A veces los clubes ganan campeonatos. A veces ascienden. Otras veces, con suerte, meten una buena campaña en Primera. Y otras veces —las más difíciles de contar— se salvan. Pero no del descenso: se salvan del olvido, de la indiferencia, del derrumbe institucional. Se salvan de la quiebra gracias a su gente.
Por eso, cada 19 de junio, los hinchas de Instituto no celebran solo los títulos de 1999 y 2004, ambos obtenidos —casualmente o no— un mismo día, como si la historia hubiera querido subrayar esa fecha con marcador rojo. No. El Día del Hincha de Instituto no es solo un recordatorio de la gloria. Es, sobre todo, una declaración de amor incondicional. Una marca indeleble de resistencia.
Porque en Alta Córdoba la memoria no olvida. No olvida los años duros. No olvida los balances que no cerraban, los dirigentes que prometían lo que no podían cumplir, ni los momentos en que el club caminó por la cornisa de la quiebra.
Y sin embargo, en esos años donde la única certeza era que todo se iba al carajo, hubo una certeza más fuerte: los socios no le soltaron la mano al club.
Mientras otros grandes de Córdoba sucumbían al gerenciamiento —Talleres, Belgrano, Racing— en Instituto se gestaba otra cosa. Una rebelión silenciosa y digna. Una epopeya de hinchas de a pie, sin palco ni microfonito, que eligieron no rendirse. Porque amaban el escudo. Porque no sabían amar a medias.
El 29 de abril de 2013 fue uno de esos días que no salen en los rankings de partidos inolvidables, pero que tal vez deberían. Esa noche, unos 600 hinchas marcharon hasta la sede de Inspección de Personas Jurídicas con una carpeta bajo el brazo y fuego en la mirada. Le exigían al Estado lo que el club no podía (o no quería) darles: orden, transparencia, respeto.

Pidieron la intervención del club. Denunciaron el manejo arbitrario de la CD presidida por Juan Carlos Barrera. Hablaron de asambleas que nunca se convocaban, de cuotas que subían sin aviso, de una junta representativa que no funcionaba. No pedían milagros. Pedían democracia.
Cinco meses después, el 30 de septiembre, la historia tuvo otro capítulo más “calentito”. Esta vez con bombos, cantos y banderas. Más de 1.300 personas se concentraron frente a la sede. Y cuando la bronca quiso cruzar la línea, fueron los propios socios quienes detuvieron a los exaltados. Porque no se trataba de romper.

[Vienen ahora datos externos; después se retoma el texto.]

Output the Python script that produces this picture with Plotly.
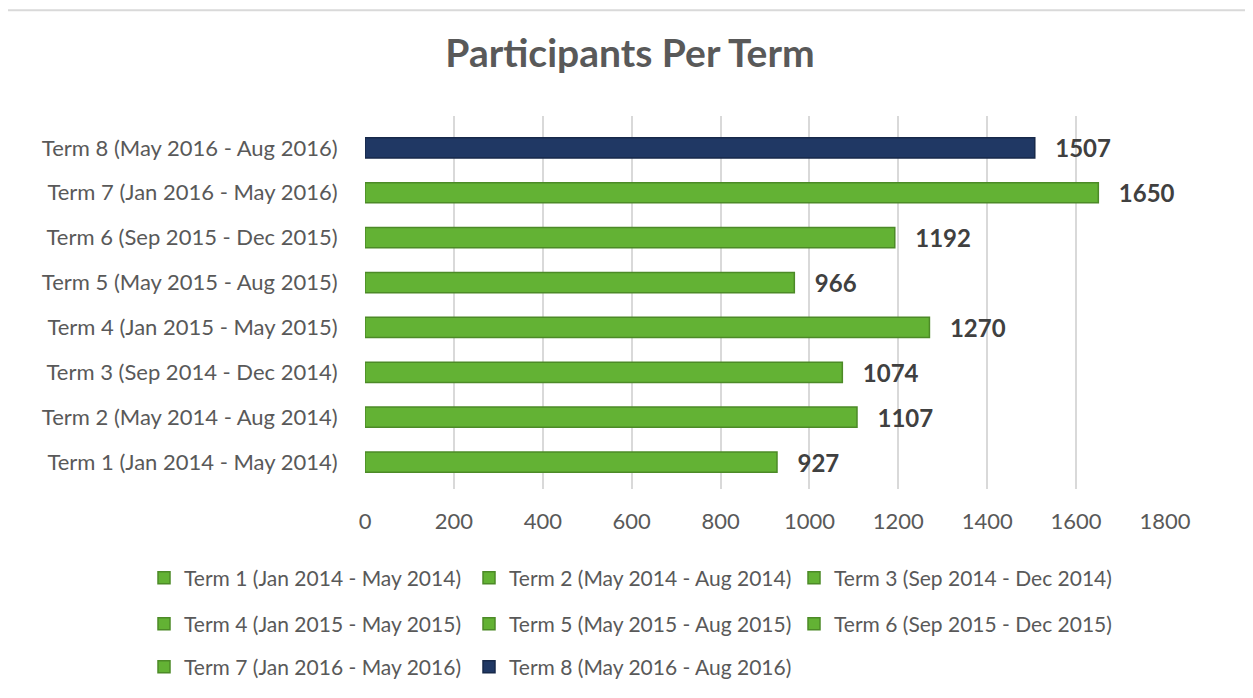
import plotly.graph_objects as go

terms = [
    "Term 1 (Jan 2014 - May 2014)",
    "Term 2 (May 2014 - Aug 2014)",
    "Term 3 (Sep 2014 - Dec 2014)",
    "Term 4 (Jan 2015 - May 2015)",
    "Term 5 (May 2015 - Aug 2015)",
    "Term 6 (Sep 2015 - Dec 2015)",
    "Term 7 (Jan 2016 - May 2016)",
    "Term 8 (May 2016 - Aug 2016)",
]
participants = [927, 1107, 1074, 1270, 966, 1192, 1650, 1507]
bar_colors = ["#63b234"] * 7 + ["#203864"]
edge_colors = ["#4c8a27"] * 7 + ["#17294a"]
x_ticks = [0, 200, 400, 600, 800, 1000, 1200, 1400, 1600, 1800]

FONT = "Lato"
GREY = "#595959"

# page body has an 8px margin, so the figure is drawn 8px smaller
OFF = 8
W, H = 1253 - OFF, 698 - OFF
L, R, T, B = 357, 88, 108, 208
pw, ph = W - L - R, H - T - B


def px_x(px):
    return (px - OFF - L) / pw


def px_y(py):
    return (H - B - (py - OFF)) / ph


fig = go.Figure()

legend_rows = ["legend"] * 3 + ["legend2"] * 3 + ["legend3"] * 2
for i, term in enumerate(terms):
    fig.add_trace(
        go.Bar(
            y=[term],
            x=[participants[i]],
            orientation="h",
            name=term,
            width=0.45,
            marker=dict(color=bar_colors[i], line=dict(color=edge_colors[i], width=1.5)),
            text=[participants[i]],
            texttemplate="   %{x}",
            textposition="outside",
            constraintext="none",
            textfont=dict(family=FONT, size=24, color="#404040", weight="bold"),
            cliponaxis=False,
            legend=legend_rows[i],
        )
    )

legend_common = dict(
    orientation="h",
    x=px_x(144),
    xanchor="left",
    yanchor="middle",
    entrywidth=280,
    font=dict(family=FONT, size=21, color=GREY),
    bgcolor="rgba(0,0,0,0)",
)

fig.update_layout(
    width=W,
    height=H,
    margin=dict(l=L, r=R, t=T, b=B),
    paper_bgcolor="white",
    plot_bgcolor="white",
    barmode="overlay",
    title=dict(
        text="<b>Participants Per Term</b>",
        x=(630 - OFF) / W,
        xanchor="center",
        y=1 - (53 - OFF) / H,
        yanchor="middle",
        font=dict(family=FONT, size=39, color=GREY),
    ),
    xaxis=dict(
        range=[0, 1800],
        tickvals=x_ticks,
        showgrid=True,
        gridcolor="#d9d9d9",
        gridwidth=2,
        zeroline=False,
        showline=False,
        ticks="outside",
        ticklen=13,
        tickcolor="rgba(0,0,0,0)",
        tickfont=dict(family=FONT, size=22, color=GREY),
    ),
    yaxis=dict(
        categoryorder="array",
        categoryarray=terms,
        range=[-0.6, 7.71],
        showgrid=False,
        zeroline=False,
        ticks="outside",
        ticklen=22,
        tickcolor="rgba(0,0,0,0)",
        tickfont=dict(family=FONT, size=22, color=GREY),
    ),
    legend=dict(legend_common, y=px_y(578)),
    legend2=dict(legend_common, y=px_y(624)),
    legend3=dict(legend_common, y=px_y(667)),
    shapes=[
        dict(
            type="rect", xref="paper", yref="paper",
            x0=-1, x1=2, y0=px_y(10), y1=-2,
            line=dict(color="#d9d9d9", width=2),
            layer="below",
        )
    ],
)

fig.write_html("out.html")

Se trataba de reconstruir.
A las pocas horas, Barrera renunciaba. Otro logro sin goles.

El 15 de diciembre de ese mismo año, en el Ángel Sandrín, se vivió otra postal de resistencia. La Asamblea Extraordinaria por la que tanto lucharon se convirtió en realidad. Hubo discusiones, sí. Se autorizó a la dirigencia a pedir convocatoria de acreedores. Algunos dudaron, otros apoyaron, todos participaron.
Y esa convocatoria —tan temida por algunos— fue, en verdad, una tabla de salvación. Se renegoció parte de la deuda, otra parte se licuó por inflación. Actualmente todavía se pagan cuotas, pero se paga con la frente en alto. Porque fue el socio el que eligió ese camino. Porque fue el socio el que sostuvo al club cuando nadie más quería hacerlo.

Hoy, Instituto no solo tiene un presente deportivo e institucional más que digno. Tiene una historia de lucha. Y esa historia no se escribe con goles ni con copas. Se escribe con coraje.
Por eso, el Día del Hincha de Instituto es, también, el día de los que firmaron papeles, de los que marcharon bajo la lluvia, de los que se quedaron estoicamente en Calderón de La Barca y Jujuy para que el club no quedara afuera de sus vidas. De los que entendieron que el amor por una camiseta también se defiende en asambleas, en comunicados, en votaciones. En las calles.
Porque cuando todo se tambaleó, ellos se quedaron.
Y eso, señoras y señores, también es glorioso.